Many critics and reviewers have noted how Chungking Express transforms Hong Kong from setting to character, an urban environment that mirrors and promotes the alienation and coping strategies implemented by all four protagonists. Brigette Ling, the Woman in the Blonde wig, wears femme fatale disguise that includes a trench coat, blonde wig and sunglasses. He Zhiwu, Cop 223 (Takeshi Kaneshiro) jogs each time he loses a girlfriend, claiming the sweat eliminates his tears. Faye (Faye Wong) listens to "California Dreaming" at such a high volume that she can't think. And Cop 663 (Tony Chiu Wai Leung) pretends his ex-girlfriend is waiting for him in his apartment, ready to jump out of a wardrobe in her flight attendant uniform.
Although I certainly agree with these interpretations of how the Hong Kong environment both perpetuates and ameliorates stereotypes of the city as an isolating and alienating ecosystem, for me, food and house pets more effectively connect these human figures with nature and each other. Food, goldfish, and a pet dog illustrate ways an urban environment can promote interdependence rather than separation.
Food and setting interconnect in Chungking Express through the crucial location in the film: the Midnight Express takeout restaurant. The restaurant provide parallels and points of overlap between the two seemingly disparate romance narrative in the film. Cop 223 frequents the restaurant, using the public phone to call all of his ex-girlfriend's relatives and check his messages. The lack of response to these call leads Cop 223 to the bar where he meets and immediately falls in love with the Woman in the Blonde Wig. Nearly every day, Cop 663 buys food at the restaurant for his girlfriend, moving from a chef salad to other dishes at the owner's suggestion. He even claims she left him because he bought fish and chips and decided she wanted variety in men as well as meals. Faye works at the restaurant to help out her uncle, filling in when an employee leaves suddenly.
But food also connects characters and the environment in less obvious ways. When his girlfriend May leaves him, Cop 223 buys one can of pineapple slices per day with an expiry date of May 1, explaining, "We split up on April Fool's Day. So I decided to let the joke run for a month. Every day I buy a can of pineapple with a sell-by date of May 1. May loves pineapple, and May 1 is my birthday. If May hasn't changed her mind by the time I've bought thirty cans, then our love will also expire." On the last day, he eats all 30 cans. His voiceover narrates the journey the pineapple took before ending up in the cans, from field to processing plant, to store shelf.
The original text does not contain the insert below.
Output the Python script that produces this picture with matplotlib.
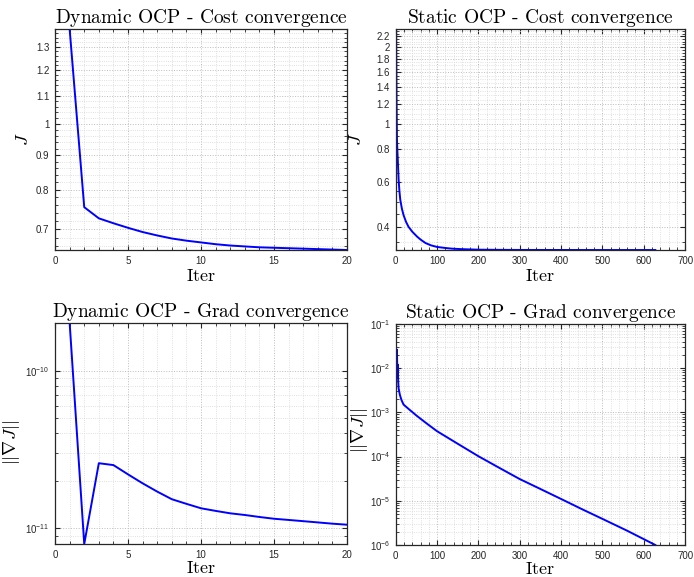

This focus on process explicitly connects him to a natural world beyond but integral to the life of Hong Kong.
Cop 223 eats voraciously throughout his narrative, not only devouring gallons of pineapple, but also eating four chef salads with french fries and a burger during the night he watches Woman in the Blonde Wig sleep. These American foods tie Cop 223's story with Cop 663's in a couple of ways. First because Cop 663 buys a chef salad every day until convinced to provide variety. Secondly because Chef Salads are associated with California, the "California Dreaming" of Faye's song and the locations where they "meet" in parallel--the California Bar and the actual California.
Food brings Faye and Cop 663 together, too. Although after changing shifts, Cop 663 eats Cantonese Food at an outdoor stall instead of American takeout, Faye finds him on her trips back from the produce market, easily convincing him to carry her heavy baskets of fresh vegetables back to the restaurant. The film's conclusion at the Midnight Express counter also connects the two, but I've provided way too many spoilers already. I've also run out of time, so I will need to write about the power of house pets in a later post.